start
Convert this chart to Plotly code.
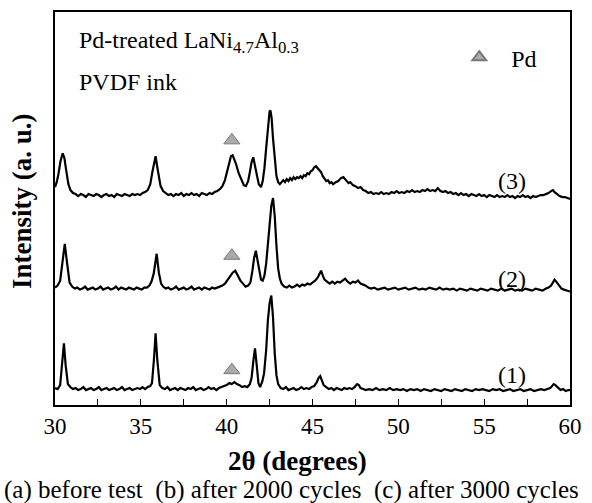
import plotly.graph_objects as go

# XRD patterns: (2theta in degrees, intensity in a.u.)
pattern1 = [
    (30.0, 17), (30.15, 16), (30.3, 20), (30.42, 40), (30.52, 62), (30.62, 40), (30.75, 21), (30.9, 18),
    (31.05, 16), (31.2, 17), (31.35, 15), (31.5, 16), (31.65, 18), (31.8, 15), (31.95, 16), (32.1, 17),
    (32.25, 15), (32.4, 16), (32.55, 18), (32.7, 15), (32.85, 16), (33.0, 17), (33.15, 15), (33.3, 16),
    (33.45, 17), (33.6, 15), (33.75, 16), (33.9, 18), (34.05, 15), (34.2, 16), (34.35, 17), (34.5, 15),
    (34.65, 16), (34.8, 17), (34.95, 16), (35.1, 18), (35.25, 16), (35.4, 18), (35.55, 19), (35.65, 22),
    (35.76, 45), (35.86, 72), (35.96, 45), (36.1, 20), (36.25, 17), (36.4, 16), (36.55, 18), (36.7, 15),
    (36.85, 16), (37.0, 17), (37.15, 15), (37.3, 17), (37.45, 16), (37.6, 15), (37.75, 17), (37.9, 16),
    (38.05, 18), (38.2, 15), (38.35, 16), (38.5, 17), (38.65, 15), (38.8, 16), (38.95, 18), (39.1, 16),
    (39.25, 17), (39.4, 15), (39.55, 17), (39.7, 18), (39.85, 19), (40.0, 20), (40.15, 22), (40.3, 21),
    (40.45, 23), (40.6, 21), (40.75, 20), (40.9, 18), (41.05, 19), (41.2, 18), (41.35, 21), (41.45, 27),
    (41.56, 45), (41.65, 57), (41.75, 40), (41.85, 22), (41.95, 18), (42.08, 24), (42.18, 32), (42.3, 55),
    (42.4, 85), (42.5, 102), (42.6, 110), (42.7, 88), (42.8, 52), (42.9, 30), (43.0, 21), (43.15, 17),
    (43.3, 16), (43.45, 18), (43.6, 15), (43.75, 16), (43.9, 17), (44.05, 15), (44.2, 16), (44.35, 18),
    (44.5, 16), (44.65, 17), (44.8, 16), (44.95, 18), (45.1, 19), (45.25, 23), (45.35, 27), (45.45, 29),
    (45.55, 24), (45.65, 20), (45.8, 18), (45.95, 16), (46.1, 17), (46.25, 15), (46.4, 17), (46.55, 16),
    (46.7, 15), (46.85, 17), (47.0, 16), (47.15, 17), (47.3, 16), (47.45, 18), (47.6, 21), (47.7, 20),
    (47.8, 17), (47.95, 16), (48.1, 15), (48.3, 16), (48.5, 15), (48.7, 17), (48.9, 15), (49.1, 16),
    (49.3, 15), (49.5, 17), (49.7, 15), (49.9, 16), (50.1, 15), (50.3, 16), (50.5, 14), (50.7, 16),
    (50.9, 15), (51.1, 16), (51.3, 14), (51.5, 16), (51.7, 15), (51.9, 14), (52.1, 16), (52.3, 15),
    (52.5, 14), (52.7, 16), (52.9, 15), (53.1, 14), (53.3, 16), (53.5, 15), (53.7, 14), (53.9, 16),
    (54.1, 15), (54.3, 14), (54.5, 16), (54.7, 15), (54.9, 16), (55.1, 15), (55.3, 14), (55.5, 16),
    (55.7, 15), (55.9, 16), (56.1, 14), (56.3, 15), (56.5, 16), (56.7, 14), (56.9, 15), (57.1, 16),
    (57.3, 14), (57.5, 15), (57.7, 16), (57.9, 14), (58.1, 15), (58.3, 16), (58.5, 15), (58.7, 16),
    (58.85, 17), (58.95, 19), (59.05, 21), (59.15, 20), (59.3, 17), (59.45, 15), (59.6, 16), (59.75, 14),
    (59.9, 15), (60.0, 15),
]

pattern2 = [
    (30.0, 118), (30.15, 120), (30.3, 125), (30.45, 145), (30.57, 162), (30.7, 143), (30.85, 123),
    (31.0, 119), (31.15, 117), (31.3, 118), (31.45, 116), (31.6, 117), (31.75, 119), (31.9, 116),
    (32.05, 117), (32.2, 118), (32.35, 116), (32.5, 117), (32.65, 119), (32.8, 116), (32.95, 117),
    (33.1, 118), (33.25, 116), (33.4, 117), (33.55, 119), (33.7, 116), (33.85, 118), (34.0, 117),
    (34.15, 116), (34.3, 118), (34.45, 117), (34.6, 116), (34.75, 118), (34.9, 117), (35.05, 116),
    (35.2, 118), (35.35, 118), (35.5, 120), (35.62, 124), (35.75, 132), (35.92, 152), (36.05, 133),
    (36.18, 122), (36.3, 119), (36.45, 117), (36.6, 118), (36.75, 116), (36.9, 117), (37.05, 119),
    (37.2, 116), (37.35, 117), (37.5, 118), (37.65, 116), (37.8, 117), (37.95, 119), (38.1, 116),
    (38.25, 117), (38.4, 118), (38.55, 116), (38.7, 118), (38.85, 117), (39.0, 116), (39.15, 118),
    (39.3, 117), (39.45, 118), (39.6, 119), (39.75, 120), (39.9, 122), (40.05, 126), (40.2, 129),
    (40.35, 133), (40.5, 135), (40.65, 130), (40.8, 125), (40.95, 122), (41.1, 119), (41.25, 120),
    (41.38, 123), (41.5, 135), (41.6, 148), (41.7, 155), (41.8, 145), (41.9, 132), (42.0, 126),
    (42.1, 125), (42.2, 130), (42.3, 142), (42.4, 160), (42.5, 182), (42.6, 200), (42.7, 208),
    (42.8, 190), (42.9, 160), (43.0, 137), (43.1, 127), (43.2, 122), (43.35, 119), (43.5, 118),
    (43.65, 120), (43.8, 118), (43.95, 119), (44.1, 121), (44.25, 119), (44.4, 121), (44.55, 120),
    (44.7, 122), (44.85, 121), (45.0, 123), (45.15, 125), (45.3, 128), (45.42, 133), (45.5, 135),
    (45.6, 130), (45.7, 126), (45.85, 124), (46.0, 122), (46.15, 124), (46.3, 122), (46.45, 124),
    (46.6, 123), (46.75, 125), (46.9, 127), (47.05, 124), (47.2, 122), (47.35, 124), (47.5, 123),
    (47.65, 125), (47.8, 122), (47.95, 121), (48.1, 120), (48.25, 118), (48.4, 117), (48.6, 118),
    (48.8, 116), (49.0, 117), (49.2, 118), (49.4, 116), (49.6, 117), (49.8, 118), (50.0, 116),
    (50.2, 117), (50.4, 118), (50.6, 116), (50.8, 117), (51.0, 118), (51.2, 116), (51.4, 117),
    (51.6, 116), (51.8, 118), (52.0, 117), (52.2, 116), (52.4, 118), (52.6, 116), (52.8, 117),
    (53.0, 116), (53.2, 117), (53.4, 115), (53.6, 117), (53.8, 116), (54.0, 115), (54.2, 117),
    (54.4, 116), (54.6, 115), (54.8, 117), (55.0, 116), (55.2, 115), (55.4, 117), (55.6, 116),
    (55.8, 115), (56.0, 117), (56.2, 115), (56.4, 116), (56.6, 117), (56.8, 115), (57.0, 116),
    (57.2, 115), (57.4, 117), (57.6, 116), (57.8, 115), (58.0, 117), (58.2, 116), (58.4, 115),
    (58.6, 117), (58.75, 118), (58.9, 120), (59.0, 123), (59.1, 126), (59.2, 124), (59.35, 120),
    (59.5, 117), (59.65, 116), (59.8, 115), (60.0, 114),
]

pattern3 = [
    (30.0, 219), (30.1, 224), (30.2, 232), (30.32, 245), (30.45, 253), (30.55, 248), (30.65, 236),
    (30.78, 222), (30.9, 216), (31.05, 213), (31.2, 212), (31.35, 210), (31.5, 212), (31.65, 211),
    (31.8, 209), (31.95, 212), (32.1, 211), (32.25, 210), (32.4, 212), (32.55, 211), (32.7, 209),
    (32.85, 211), (33.0, 212), (33.15, 210), (33.3, 211), (33.45, 209), (33.6, 212), (33.75, 211),
    (33.9, 210), (34.05, 212), (34.2, 211), (34.35, 210), (34.5, 212), (34.65, 211), (34.8, 212),
    (34.95, 211), (35.1, 213), (35.25, 214), (35.4, 216), (35.55, 222), (35.68, 235), (35.78, 246),
    (35.86, 250), (35.95, 240), (36.05, 228), (36.15, 220), (36.3, 215), (36.45, 213), (36.6, 211),
    (36.75, 212), (36.9, 210), (37.05, 212), (37.2, 211), (37.35, 213), (37.5, 210), (37.65, 212),
    (37.8, 211), (37.95, 213), (38.1, 211), (38.25, 212), (38.4, 210), (38.55, 213), (38.7, 212),
    (38.85, 211), (39.0, 213), (39.15, 212), (39.3, 214), (39.45, 215), (39.6, 217), (39.75, 220),
    (39.9, 226), (40.02, 235), (40.15, 245), (40.25, 250), (40.35, 251), (40.45, 247), (40.55, 242),
    (40.7, 233), (40.85, 226), (41.0, 221), (41.12, 220), (41.25, 225), (41.35, 234), (41.45, 244),
    (41.55, 249), (41.65, 242), (41.75, 232), (41.87, 222), (42.0, 219), (42.1, 225), (42.2, 238),
    (42.3, 258), (42.4, 280), (42.5, 295), (42.55, 296), (42.62, 288), (42.7, 268), (42.8, 245),
    (42.9, 230), (43.0, 224), (43.1, 222), (43.2, 224), (43.3, 226), (43.4, 224), (43.5, 227),
    (43.6, 225), (43.7, 228), (43.8, 226), (43.9, 229), (44.0, 227), (44.1, 229), (44.2, 228),
    (44.3, 230), (44.4, 228), (44.5, 231), (44.6, 230), (44.7, 233), (44.8, 232), (44.9, 235),
    (45.0, 236), (45.1, 239), (45.2, 240), (45.3, 238), (45.4, 237), (45.5, 234), (45.6, 230),
    (45.7, 227), (45.8, 225), (45.9, 226), (46.0, 223), (46.1, 224), (46.2, 222), (46.35, 224),
    (46.5, 225), (46.65, 228), (46.8, 229), (46.95, 226), (47.1, 223), (47.2, 224), (47.35, 221),
    (47.5, 220), (47.65, 218), (47.8, 219), (47.95, 216), (48.1, 215), (48.25, 213), (48.4, 214),
    (48.55, 212), (48.7, 213), (48.85, 212), (49.0, 214), (49.15, 212), (49.3, 213), (49.45, 212),
    (49.6, 214), (49.75, 213), (49.9, 215), (50.05, 213), (50.2, 214), (50.35, 213), (50.5, 215),
    (50.65, 214), (50.8, 216), (50.95, 214), (51.1, 215), (51.25, 214), (51.4, 216), (51.55, 215),
    (51.7, 217), (51.85, 215), (52.0, 216), (52.15, 215), (52.3, 218), (52.45, 215), (52.6, 214),
    (52.75, 215), (52.9, 213), (53.05, 214), (53.2, 212), (53.35, 213), (53.5, 211), (53.65, 213),
    (53.8, 211), (53.95, 212), (54.1, 210), (54.25, 212), (54.4, 211), (54.55, 210), (54.7, 212),
    (54.85, 210), (55.0, 211), (55.15, 209), (55.3, 211), (55.45, 210), (55.6, 209), (55.75, 211),
    (55.9, 209), (56.05, 210), (56.2, 209), (56.35, 211), (56.5, 209), (56.65, 210), (56.8, 208),
    (56.95, 210), (57.1, 209), (57.25, 211), (57.4, 209), (57.55, 210), (57.7, 208), (57.85, 210),
    (58.0, 209), (58.15, 210), (58.3, 211), (58.45, 211), (58.6, 212), (58.75, 213), (58.9, 215),
    (59.0, 216), (59.1, 214), (59.25, 212), (59.4, 210), (59.55, 209), (59.7, 209), (59.85, 208),
    (60.0, 207),
]

tt1 = [p[0] for p in pattern1]
int1 = [p[1] for p in pattern1]
tt2 = [p[0] for p in pattern2]
int2 = [p[1] for p in pattern2]
tt3 = [p[0] for p in pattern3]
int3 = [p[1] for p in pattern3]

pd_marker_tt = [40.3, 40.3, 40.3]
pd_marker_int = [266, 150, 35]

curve_labels = ["(1)", "(2)", "(3)"]
curve_label_tt = [56.6, 56.6, 56.6]
curve_label_int = [30, 127, 225]

x_ticks = [30, 35, 40, 45, 50, 55, 60]

SERIF = "Liberation Serif"

fig = go.Figure()
for tt, iv, nm in [(tt1, int1, "(1)"), (tt2, int2, "(2)"), (tt3, int3, "(3)")]:
    fig.add_trace(go.Scatter(x=tt, y=iv, mode="lines", line=dict(color="black", width=2.2),
                             showlegend=False, name=nm))

fig.add_trace(go.Scatter(x=pd_marker_tt, y=pd_marker_int, mode="markers", name="  Pd",
                         marker=dict(symbol="triangle-up", size=14, color="#aaaaaa",
                                     line=dict(color="#777777", width=1)),
                         showlegend=True))

annotations = []
for lab, xv, yv in zip(curve_labels, curve_label_tt, curve_label_int):
    annotations.append(dict(x=xv, y=yv, text=lab, showarrow=False, xanchor="center", yanchor="middle",
                            font=dict(family=SERIF, size=24, color="black")))

annotations += [
    dict(x=31.26, y=365, text="Pd-treated LaNi<sub>4.7</sub>Al<sub>0.3</sub>", showarrow=False,
         xanchor="left", yanchor="middle", font=dict(family=SERIF, size=24, color="black")),
    dict(x=31.26, y=325, text="PVDF ink", showarrow=False,
         xanchor="left", yanchor="middle", font=dict(family=SERIF, size=24, color="black")),
    dict(x=0, y=0.519, xref="paper", yref="paper", xshift=-33, text="<b>Intensity (a. u.)</b>",
         textangle=-90, showarrow=False, xanchor="center", yanchor="middle",
         font=dict(family=SERIF, size=27, color="black")),
    dict(x=0.47, y=0, xref="paper", yref="paper", yshift=-56, text="<b>2θ (degrees)</b>",
         showarrow=False, xanchor="center", yanchor="middle",
         font=dict(family=SERIF, size=27, color="black")),
    dict(x=0, y=0, xref="paper", yref="paper", xshift=-53, yshift=-85,
         text="(a) before test  (b) after 2000 cycles  (c) after 3000 cycles",
         showarrow=False, xanchor="left", yanchor="middle",
         font=dict(family=SERIF, size=25, color="black")),
]

fig.update_layout(
    width=592, height=503,
    margin=dict(l=55, r=15, t=10, b=98),
    paper_bgcolor="white", plot_bgcolor="white",
    annotations=annotations,
    showlegend=True,
    legend=dict(x=0.785, y=0.884, xanchor="left", yanchor="middle", bgcolor="rgba(0,0,0,0)",
                font=dict(family=SERIF, size=24, color="black"), itemsizing="constant"),
    xaxis=dict(range=[30, 60], tickvals=x_ticks, ticks="inside", ticklen=6, tickwidth=1.2,
               tickcolor="black", showline=True, linecolor="black", linewidth=1.5, mirror=True,
               showgrid=False, zeroline=False,
               minor=dict(dtick=2.5, ticks="inside", ticklen=6, tickcolor="black", tickwidth=1.2),
               tickfont=dict(family=SERIF, size=23, color="black")),
    yaxis=dict(range=[0, 395], showticklabels=False, ticks="", showline=True, linecolor="black",
               linewidth=1.5, mirror=True, showgrid=False, zeroline=False),
)

fig.write_html("out.html")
end
» **WRITTEN TASK**: Return exactly what appears from the opening line of the material through the line with "import plotly.graph_objects as go", apart from the pictures.

» **WORKED ANSWER**:
Convert this chart to Plotly code.
import plotly.graph_objects as go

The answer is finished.